Members of the Black and Latino Caucus and Green Justice Coalition supporting the legislation turn out for a State House briefing. Left to right: State Rep. Russell Holmes, Sen. Linda Dorcena Forry, Rep. Aaron Vega, Rep. Carlos Gonzalez, Rep. Bud Williams, Rev. Mariama White-Hammond, Rep. Frank Moran, Neighbor to Neighbor Climate Justice Field Coordinator Andrea Nyameke, Clean Water Action Campaign Organizer Joel Wool and Community Labor United Director of Organizing Khalida Smalls. Banner photo

Black and Latino lawmakers have teamed up with environmental advocates to tackle a piece of 2016 legislation that they say created a barrier for on low-income renters who seek cheaper, cleaner energy. To fix this, the Black and Latino Legislative Caucus and the Green Justice Coalition are pushing for solar equity bills. The senate version of the bill is sponsored by Sen. Sonia Chang-Diaz, the house version by Rep. Russell Holmes and Rep. Michelle DuBois.

Solar incentives

In 2016, the state Legislature passed a compromise law, attempting to balance the needs of utility companies with the needs of solar advocates. Many solar projects rely on incentives to offset start-up costs or make the switch to solar appealing. One piece of this is a policy known as “Solar Renewable Energy Credits” or “SREC,” under which those who produce their own renewable energy can receive payment from the utility company in exchange for the company counting the green energy the consumers produced as their own. Under “net metering,” customers who produce renewable energy get a credit off their energy bill if they produce more than they use.
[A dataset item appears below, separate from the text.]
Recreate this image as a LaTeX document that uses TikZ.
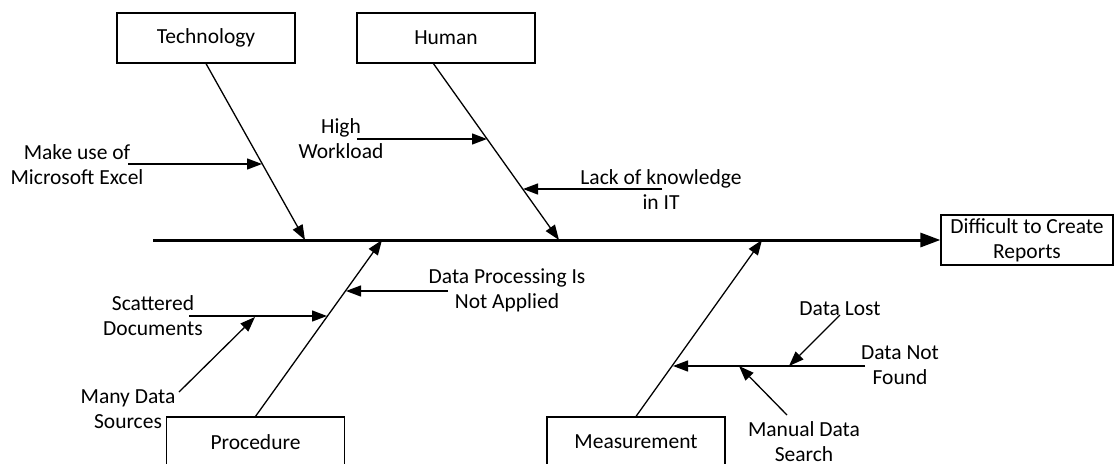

But there is a cap on how many large-scale projects utility companies will reimburse — and that cap was reached in 2015. As such, many groups were due to lose a major financial incentive for installing solar panels, which sent legislators back to the drawing board.
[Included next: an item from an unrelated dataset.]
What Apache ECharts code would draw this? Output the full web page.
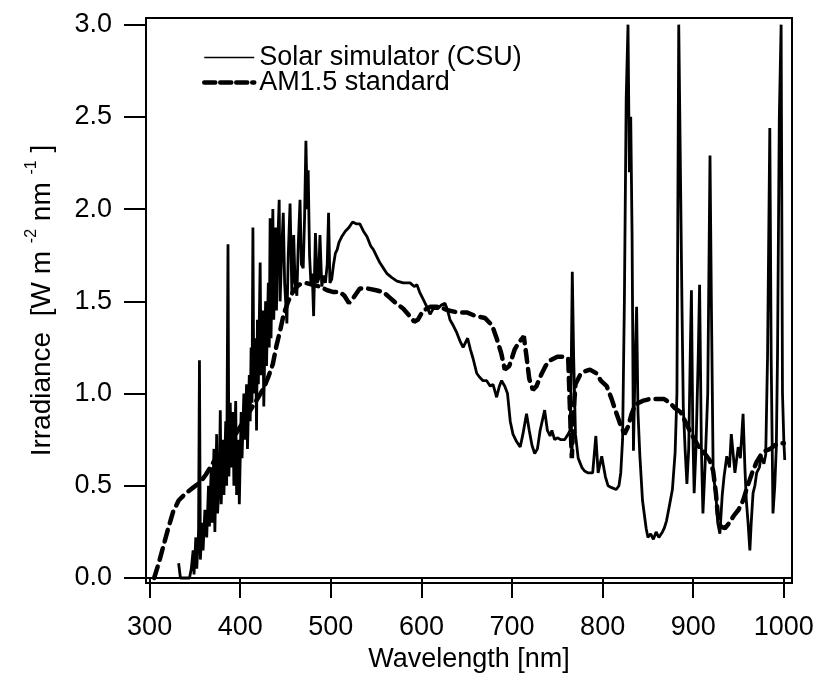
<!DOCTYPE html>
<html>
<head>
<meta charset="utf-8">
<script src="https://cdn.jsdelivr.net/npm/echarts@6/dist/echarts.min.js"></script>
<style>
html,body{margin:0;padding:0;background:#fff;}
#chart{width:817px;height:687px;}
</style>
</head>
<body>
<div id="chart"></div>
<script>
// CSU solar simulator spectrum
var csuWl = [332,334,336,340,344,346,348,349,351,352,354,355,356,358,359,361,363,365,366,368,369,371,372,374,375,377,378,379,381,382,384,385,386.5,387.5,389,390,392,393,395,396,398,399,401,402,404,405,407,408,410,411,412,413,414,415,417,418,419,420,422,423,425,426,428,429,431,432,433,434,436,437,439,440,441,443,444,446,447.5,449,451.5,453,455,457,459,460.5,462.5,464,466,467.5,469.5,471,472.5,474,475,476.5,478,479.5,481,483,485,486.5,488,490,492,494,496,497.5,499,501,503,505,507,509,512,516,520,524,528,532,536,540,544,547,551,554,558,562,567,573,580,587.5,592,595,598,602,606,609.5,613,618,622,626,629,631.5,635,639,643,646,651,654,657,661,664,668,672,676,679,683,686,688.5,692,695,698,701,705,709,712,716,719,722,725,728,731,736,739,742,744,747,750,754,758,762,764,765,766.5,768,770,773,777,780,784,789,792.5,795,799,803,806,810,815,818,820,822,824,826,828,829.5,831,832.5,834,836,837.5,839,841,844,848,850,853,856,859,862,866,868,870.5,874,877,880,882,884,886,887.5,889,891,893,895,897,898,899.5,901,903,905.5,907,909,910.7,913,916,918.5,920,922,925,927,929.4,932,934,937,940,942,946,949.6,952,955,957,958.6,960.5,962.5,964,966,968,970,973,975,978,980,982,984.5,986,988,990,991.7,993,995,997,998.5,1000,1001];
var csuIrr = [0.08,0.0,0.0,0.0,0.0,0.05,0.15,0.02,0.22,0.05,0.25,1.18,0.1,0.3,0.15,0.37,0.22,0.5,0.28,0.6,0.3,0.7,0.25,0.78,0.35,0.55,0.91,0.4,0.75,0.45,0.85,0.5,1.81,0.55,0.95,0.6,0.9,0.5,0.96,0.45,0.75,0.4,0.9,0.65,1.0,0.75,1.05,0.7,1.1,0.85,1.25,0.95,1.9,1.0,1.3,0.8,1.4,1.05,1.71,1.1,1.45,0.93,1.5,1.15,1.6,1.25,1.95,1.3,2.0,1.4,1.9,1.45,1.75,2.05,1.5,1.8,1.98,1.6,1.38,1.75,2.03,1.55,1.86,1.6,1.53,1.8,2.05,1.7,1.68,1.95,2.37,2.0,2.21,1.75,1.6,1.65,1.42,1.87,1.6,1.62,1.86,1.58,1.64,1.6,1.7,1.98,1.6,1.62,1.7,1.76,1.78,1.82,1.85,1.88,1.9,1.93,1.92,1.92,1.88,1.85,1.8,1.78,1.74,1.71,1.68,1.65,1.63,1.61,1.6,1.6,1.58,1.59,1.55,1.51,1.47,1.43,1.46,1.46,1.48,1.49,1.45,1.4,1.37,1.33,1.28,1.25,1.3,1.24,1.19,1.11,1.09,1.07,1.07,1.04,1.05,0.98,1.04,1.07,1.04,1.0,0.85,0.78,0.74,0.71,0.78,0.89,0.8,0.72,0.675,0.7,0.8,0.91,0.8,0.77,0.8,0.75,0.76,0.75,0.75,0.78,0.8,1.0,1.66,1.2,0.78,0.65,0.6,0.58,0.57,0.57,0.77,0.57,0.66,0.55,0.5,0.49,0.48,0.5,0.57,0.75,1.5,2.6,3.0,2.2,2.5,1.85,0.69,1.2,1.47,0.9,0.67,0.42,0.27,0.22,0.24,0.21,0.25,0.22,0.25,0.27,0.31,0.4,0.48,0.68,1.0,3.0,3.0,1.5,0.93,0.7,0.51,0.7,1.3,1.56,0.8,0.46,0.7,1.2,1.59,0.7,0.35,0.6,1.0,2.29,1.5,0.57,0.45,0.3,0.24,0.45,0.55,0.66,0.6,0.78,0.57,0.71,0.65,0.89,0.6,0.42,0.3,0.15,0.3,0.46,0.5,0.57,0.6,0.66,0.62,0.67,1.2,2.44,1.2,0.35,0.5,0.71,1.2,2.5,3.0,1.0,0.74,0.64];

// AM1.5 standard spectrum
var amWl = [305,310,315,320,326,332,340,348,356,362,367,372,380,390,400,410,420,426,431,436,440,444,448,453,459,465,472,480,488,496,503,510,515,520,525,532,540,550,558,565,572,580,587,592,596,602,610,620,630,640,650,660,670,678,683,688,692,697,703,708,713,716,719,723,727,732,737,742,750,757,762,764,766,768,770,775,780,786,793,798,804.5,810,814,819,824,828,832,836,844,852,860,868,874,880,886,892,898,905,912,918,922,925,927,930,935,940,945,950,955,960,965,970,975,980,985,990,995,1000];
var amIrr = [0.0,0.08,0.17,0.26,0.36,0.42,0.46,0.49,0.52,0.56,0.6,0.64,0.68,0.74,0.82,0.9,0.98,1.03,1.09,1.16,1.26,1.34,1.43,1.5,1.56,1.59,1.6,1.59,1.58,1.56,1.55,1.55,1.53,1.49,1.52,1.57,1.57,1.56,1.55,1.52,1.49,1.46,1.42,1.39,1.4,1.45,1.47,1.47,1.45,1.44,1.44,1.42,1.41,1.37,1.3,1.22,1.13,1.15,1.24,1.28,1.31,1.2,1.08,1.02,1.04,1.1,1.15,1.18,1.2,1.2,1.19,0.9,0.65,0.9,1.05,1.1,1.12,1.13,1.11,1.07,1.04,0.97,0.91,0.84,0.78,0.82,0.89,0.94,0.96,0.97,0.97,0.97,0.95,0.92,0.9,0.84,0.78,0.72,0.68,0.64,0.58,0.46,0.35,0.28,0.27,0.3,0.34,0.37,0.42,0.5,0.57,0.63,0.67,0.69,0.7,0.72,0.73,0.73];

var xTicks = [300,400,500,600,700,800,900,1000];
var yTicks = [0,0.5,1.0,1.5,2.0,2.5,3.0];

function toPairs(xs, ys){
	var out = [];
	for (var i = 0; i < xs.length; i++) {
		out.push([xs[i], ys[i]]);
	}
	return out;
}

var FONT = "'Liberation Sans', Arial, Helvetica, sans-serif";
var chart = echarts.init(document.getElementById('chart'));
var option = {
	animation: false,
	backgroundColor: '#fff',
	textStyle: { fontFamily: FONT, color: '#000' },
	grid: {
		left: 146, right: 25, top: 18, bottom: 104,
		show: true, borderColor: '#000', borderWidth: 2, backgroundColor: 'transparent'
	},
	legend: {
		orient: 'vertical',
		left: 202,
		top: 44,
		padding: 0,
		itemWidth: 50,
		itemHeight: 14,
		itemGap: -2,
		textStyle: { fontFamily: FONT, fontSize: 27, color: '#000', lineHeight: 24 },
		data: [
			{ name: 'Solar simulator (CSU)', itemStyle: { opacity: 0 }, lineStyle: { width: 1.3 } },
			{ name: 'AM1.5 standard', itemStyle: { opacity: 0 }, lineStyle: { width: 4.5, type: [11, 5] } }
		]
	},
	xAxis: {
		type: 'value',
		min: 296,
		max: 1009,
		name: 'Wavelength [nm]',
		nameLocation: 'middle',
		nameGap: 62,
		nameTextStyle: { fontFamily: FONT, fontSize: 27, color: '#000' },
		axisLine: { show: true, lineStyle: { color: '#000', width: 2 } },
		axisTick: { show: true, inside: false, length: 20, customValues: xTicks, lineStyle: { color: '#000', width: 2 } },
		axisLabel: {
			customValues: xTicks, margin: 31, fontSize: 27, color: '#000', fontFamily: FONT,
			formatter: function (v) { return String(v); }
		},
		splitLine: { show: false }
	},
	yAxis: {
		type: 'value',
		min: -0.027,
		max: 3.036,
		name: 'Irradiance  [W m {sup|-2} nm {sup|-1} ]',
		nameLocation: 'middle',
		nameGap: 86,
		nameTextStyle: {
			fontFamily: FONT, fontSize: 28, color: '#000', lineHeight: 36, verticalAlign: 'bottom',
			rich: {
				sup: { fontFamily: FONT, fontSize: 16, color: '#000', verticalAlign: 'top', lineHeight: 16 }
			}
		},
		axisLine: { show: true, lineStyle: { color: '#000', width: 2 } },
		axisTick: { show: true, inside: false, length: 22, customValues: yTicks, lineStyle: { color: '#000', width: 2 } },
		axisLabel: {
			customValues: yTicks, margin: 34, fontSize: 27, color: '#000', fontFamily: FONT,
			formatter: function (v) { return v.toFixed(1); }
		},
		splitLine: { show: false }
	},
	series: [
		{
			name: 'Solar simulator (CSU)',
			type: 'line',
			data: toPairs(csuWl, csuIrr),
			symbol: 'none',
			clip: true,
			lineStyle: { color: '#000', width: 2.8 },
			itemStyle: { color: '#000' },
			z: 3
		},
		{
			name: 'AM1.5 standard',
			type: 'line',
			data: toPairs(amWl, amIrr),
			symbol: 'none',
			clip: true,
			lineStyle: { color: '#000', width: 4.5, type: [12, 7], cap: 'round' },
			itemStyle: { color: '#000' },
			z: 2
		}
	]
};
chart.setOption(option);
</script>
</body>
</html>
The new April 2016 law raised the cap, but at the same time reduced the reimbursement rate for many projects by 40 percent. Exemptions were granted, letting government-owned projects and small residential projects keep the original reimbursement rate. But those who saw their compensation drop include community projects and renters who aimed to buy into a system and receive renewable energy they did not personally produce.

Unintended damages

That legislative policy change nearly killed an attempt by three churches in Dorchester, the South End and Jamaica Plain to team up and generate solar energy for local residents. Five years ago, leaders of churches that are near high-poverty level census tracts came together and created a plan to make use of their large roofs to generate renewable energy, and then provide the surplus to the community for a low price.
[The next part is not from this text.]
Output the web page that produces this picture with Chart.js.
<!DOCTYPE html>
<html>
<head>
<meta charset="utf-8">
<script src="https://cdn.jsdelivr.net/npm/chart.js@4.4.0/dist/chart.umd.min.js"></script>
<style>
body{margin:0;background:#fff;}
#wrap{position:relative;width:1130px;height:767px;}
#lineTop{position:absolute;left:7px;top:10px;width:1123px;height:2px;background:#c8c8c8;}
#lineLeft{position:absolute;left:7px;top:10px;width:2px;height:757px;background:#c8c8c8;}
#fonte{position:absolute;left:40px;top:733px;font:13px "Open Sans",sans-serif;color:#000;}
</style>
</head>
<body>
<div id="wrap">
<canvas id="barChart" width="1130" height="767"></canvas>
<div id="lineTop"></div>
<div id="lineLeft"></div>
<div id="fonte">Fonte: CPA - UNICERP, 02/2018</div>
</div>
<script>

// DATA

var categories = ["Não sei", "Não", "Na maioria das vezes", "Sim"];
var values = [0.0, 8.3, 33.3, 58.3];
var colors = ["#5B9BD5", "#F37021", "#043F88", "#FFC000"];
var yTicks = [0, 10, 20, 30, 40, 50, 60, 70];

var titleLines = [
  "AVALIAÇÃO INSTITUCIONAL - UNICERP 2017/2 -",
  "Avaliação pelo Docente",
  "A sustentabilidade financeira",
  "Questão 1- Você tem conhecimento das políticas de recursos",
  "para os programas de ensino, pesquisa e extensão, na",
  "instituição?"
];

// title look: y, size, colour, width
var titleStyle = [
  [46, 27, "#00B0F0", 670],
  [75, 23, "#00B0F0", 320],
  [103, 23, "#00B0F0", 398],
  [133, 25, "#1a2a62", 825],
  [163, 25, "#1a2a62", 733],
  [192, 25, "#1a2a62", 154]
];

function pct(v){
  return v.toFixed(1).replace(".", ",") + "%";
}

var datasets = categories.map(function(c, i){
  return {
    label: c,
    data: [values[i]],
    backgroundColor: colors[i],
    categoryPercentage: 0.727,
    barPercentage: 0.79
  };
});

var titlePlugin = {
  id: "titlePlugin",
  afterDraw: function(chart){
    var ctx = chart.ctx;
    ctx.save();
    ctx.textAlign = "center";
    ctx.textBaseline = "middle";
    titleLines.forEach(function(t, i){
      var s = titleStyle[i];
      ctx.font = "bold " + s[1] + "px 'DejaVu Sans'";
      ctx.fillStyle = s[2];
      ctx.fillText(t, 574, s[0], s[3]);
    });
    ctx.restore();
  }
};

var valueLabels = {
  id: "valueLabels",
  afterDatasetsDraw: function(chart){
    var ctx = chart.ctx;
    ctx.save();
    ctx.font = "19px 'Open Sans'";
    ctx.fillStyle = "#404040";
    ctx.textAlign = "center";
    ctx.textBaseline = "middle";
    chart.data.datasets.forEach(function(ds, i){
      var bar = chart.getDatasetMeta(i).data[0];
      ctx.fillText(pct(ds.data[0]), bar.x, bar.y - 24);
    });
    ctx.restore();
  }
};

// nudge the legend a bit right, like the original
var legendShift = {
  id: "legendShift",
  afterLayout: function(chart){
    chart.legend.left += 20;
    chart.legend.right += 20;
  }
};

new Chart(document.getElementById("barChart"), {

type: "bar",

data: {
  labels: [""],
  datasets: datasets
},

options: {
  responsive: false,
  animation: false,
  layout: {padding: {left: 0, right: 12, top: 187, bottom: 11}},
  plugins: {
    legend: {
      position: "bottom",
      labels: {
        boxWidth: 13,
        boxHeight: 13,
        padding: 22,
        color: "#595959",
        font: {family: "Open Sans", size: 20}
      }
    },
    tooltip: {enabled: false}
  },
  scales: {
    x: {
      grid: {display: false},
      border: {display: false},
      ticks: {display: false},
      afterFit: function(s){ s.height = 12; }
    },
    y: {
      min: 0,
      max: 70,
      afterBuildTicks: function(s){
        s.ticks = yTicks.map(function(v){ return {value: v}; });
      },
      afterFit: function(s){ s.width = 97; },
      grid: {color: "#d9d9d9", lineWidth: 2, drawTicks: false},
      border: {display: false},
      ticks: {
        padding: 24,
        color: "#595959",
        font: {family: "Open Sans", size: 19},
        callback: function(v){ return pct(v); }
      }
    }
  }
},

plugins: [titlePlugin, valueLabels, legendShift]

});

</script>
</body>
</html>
“We have the space that some do not,” said Pastor Victor Price of Second Church in Dorchester. “Such a large roof that can produce so much, yet so many in our community are unable to meet their monthly payments for electricity.”

But by the time the church leaders were at the point of installing solar panels, policy around it changed, threatening its economic viability. Church leaders could no longer afford to fully cover the roofs, due both to a reduction to the net metering incentives and to rules around what type of electricity hookup could be used, said Rev. Mariama White-Hammond of Bethel AME Church. The scale-back reduced energy production to one-half or one-third of the original plan.

“Originally we thought we would be able to give 50 percent of the energy away,” she said.